The karbovanets or karbovanet (, plural: карбованці, karbovantsi for 2–4, or карбованців, karbovantsiv for 5 or more), also known as kupon (, plural: купони, kupony) or coupon, has been a distinct unit of currency in Ukraine during three separate periods of the 20th century. It is also a predecessor currency of today's Ukrainian hryvnia.

The karbovanets was subdivided into one hundred kopiykas, but no denominations in kopiykas have ever been issued.

In the ISO 4217 standard, the official name is spelled as karbovanet, while English version of the National Bank of Ukraine's website refers to it as karbovanets.

History

First karbovanets (1917–1920)

Bank-notes of the Ukrainian People's Republic (17 March 1917 – 29 April 1918)
In March 1917 in Kyiv, some political parties formed the Central Rada which proclaimed on 20 November 1917, the foundation of the Ukrainian People's Republic.

And by just December 19 of the same year, a temporary law about the issue of state banknotes by the UPR was adopted. According to this law: "Banknotes must be issued in karbovanets" (). Each karbovanets contains 17.424 parts of pure gold and is divided into two hryvnias  or 200 shahs ().

The etymology of the name "karbovanets" is debatable: by one supposition it originated in Ukraine from the ancient primitive way to carve (karbuvaty, ) numbers of calculations on a rod, and by another supposition – from the carving (incision) on a rim of a metal rouble.

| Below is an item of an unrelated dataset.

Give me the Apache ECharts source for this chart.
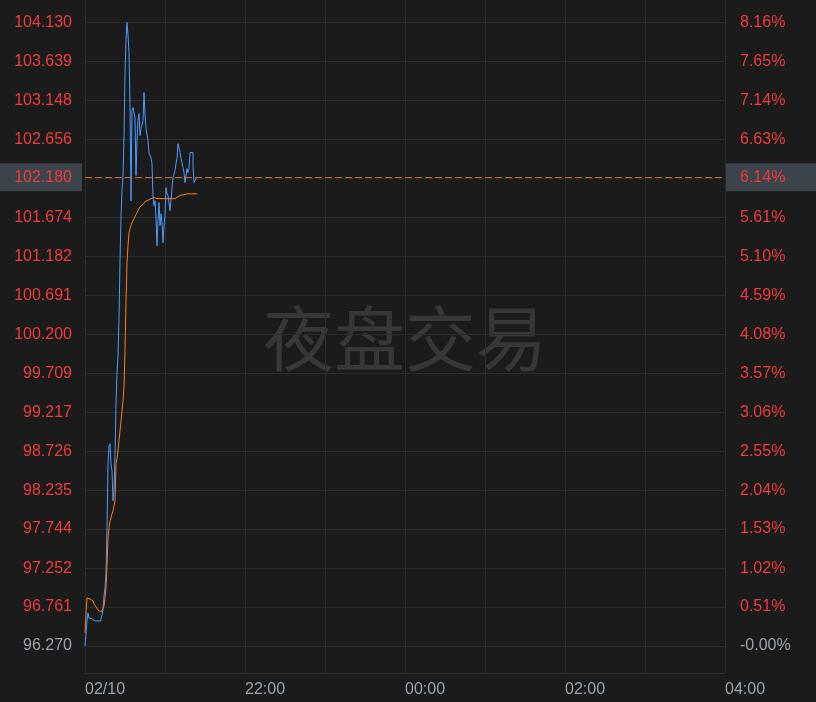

On 5 January 1918, the first Ukrainian banknote with a value of 100 karbovanets was issued. There is an interesting detail: the trident depicted on the banknote was proclaimed as a National Emblem of the UPR only on 25 February 1918. On all issued banknotes was stated only one series – "AД" and only one number – 185. Combined with the use of ordinary paper (without watermarks) for printing of this banknote, this led to the appearance of a great number of counterfeit bank-notes in circulation.

On 20 September 1918, the Central Rada proclaimed the issue of banknotes of the State Treasure in denominations of 5, 10, 25, and 50 karbovanets, to be valid until 1 March 1924. On 6 April, the population of Kyiv first saw 25-karbovanets banknotes, and 50 karbovanets banknotes later appeared, but 5- and 10-karbovanets banknotes were not released. Primarily this series of banknotes was issued without designation of series and number. In subsequent issues, the series indicated the place of printing: AK (Kyiv) and AO (Odessa).

After the occupation of Odessa by military units of Denikin's Army in spring 1919, the printing house of Odessa continued printing bank-notes of 50 karbovanets. The Ukrainian Government was indignant and proclaimed money issued by the Denikinists to be false (series AO, numbers 210 and above).

In 1920, the Government of Ukraine printed some dozens of millions of banknotes for temporary use of Revolutionary Committee in the Western Ukraine. This issue of series AO had numbers from 236 to 250.

The next release by the Central Rada (Parliament of Ukraine) was issued on 19 April 1918 and included denominations of 10, 20, 30, 40 and 50 shahs. The term "shah" is borrowed by the Central Rada from the ancient name of small coins (change) from as long ago as the 16th century. Shahs were printed in Kyiv in sheets of 100, perforated in order to simplify tearing off separate banknotes. "Shahs" were in circulation until March 1919 when they were abolished by the Soviets. There are many existing banknotes of this value.

Bank-notes of the Ukrainian State Government (29 April 1918 – 14 November 1918)

The Congress of Free Hubb'andmen on 29 April 1918 (with the great support of Austrian-German occupants), elected tsarist general P.P. Skoropadsky as Hetman of Ukraine. He proclaimed the overthrow of the Central Rada Government and the foundation of the Ukrainian State.

In Skoropadsky's time, the so-called "paper hryvnias" were introduced in commerce. They were ordered by the Central Rada from Germany.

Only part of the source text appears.